When more than six of 10 taxpayers were not getting their calls answered last year, it marked a stark drop in service for the agency people love to hate even in the best of times. The high point in recent years was 87 percent in 2004, and at no time since then has the percentage of answered calls fallen below 50 percent — until 2015.
This year’s dramatic improvement has been fueled by temporary hires. When they go, the relatively good performance will too. IRS Commissioner John Koskinen expects the portion of callers who get telephone service will be just 47 percent for all of 2016.
“Even that’s much better than last year, but we want everybody to understand that it’s still not where we want it to be,” he told the National Press Club two weeks ago. “If we received the president’s fiscal 2017 budget request, our phone level of service would be up to 75 percent next year for the entire year.”
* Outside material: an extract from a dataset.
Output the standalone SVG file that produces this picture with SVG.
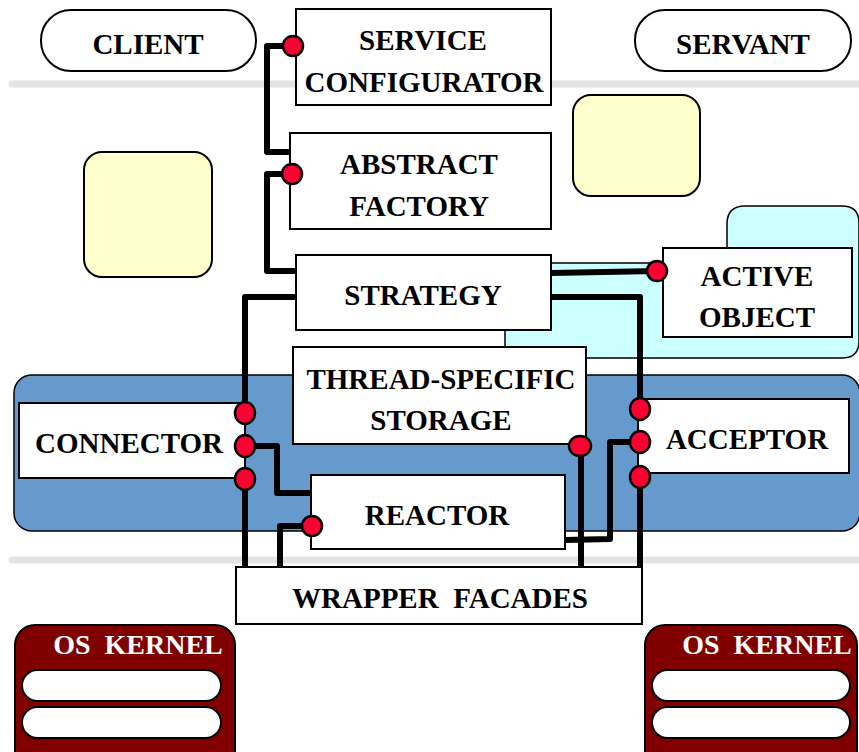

The IRS suffered a 21 percent staffing cut, amounting to almost 23,000 full- and part-time employees, from 2011 to 2016, according to NTEU. It released changes in IRS staffing state by state.
Yet, as the number of staffers fell, the workload grew.
An IRS statement said its budget is “more than $900 million below 2010 levels despite handling more than 10 million additional tax returns a year and gaining major legislative programs since then.”
It shouldn’t be such a struggle, especially for an agency that more than pays for itself. If fact, it funds more than 90 percent of the federal government, while generating a return on investment that would make Wall Street salivate.
“So it costs the IRS about 35 cents to collect $100,” Koskinen said. “Now, if Congress were to give us the $1 billion increase requested in the president’s budget proposal for fiscal year 2017, that means we’d be able to do more. If Congress were to fund the president’s budget, we estimate that the enforcement improvements we have planned would yield $64 billion over the 10-year budget window that’s commonly used. That would average out to about $6 billion a year. Keep in mind, I’m not talking about new taxes. This is money that’s already owed but not collected due to our staffing shortages.”
Those figures, however, pale in comparison to the huge tax gap between what is owed and what is paid on time. A Government Accountability Office report released Tuesday said implementing its recommendations to IRS “is a key step in reducing the $385 billion net tax gap, as well as in strengthening tax administration and service to taxpayers.”
Of course, the IRS would be better able to implement the recommendations with increased funding.
“We’ve been saying this for years,” Reardon said. “It’s time for Congress to pay attention to these warnings and give the IRS the resources it needs to better serve the American people.”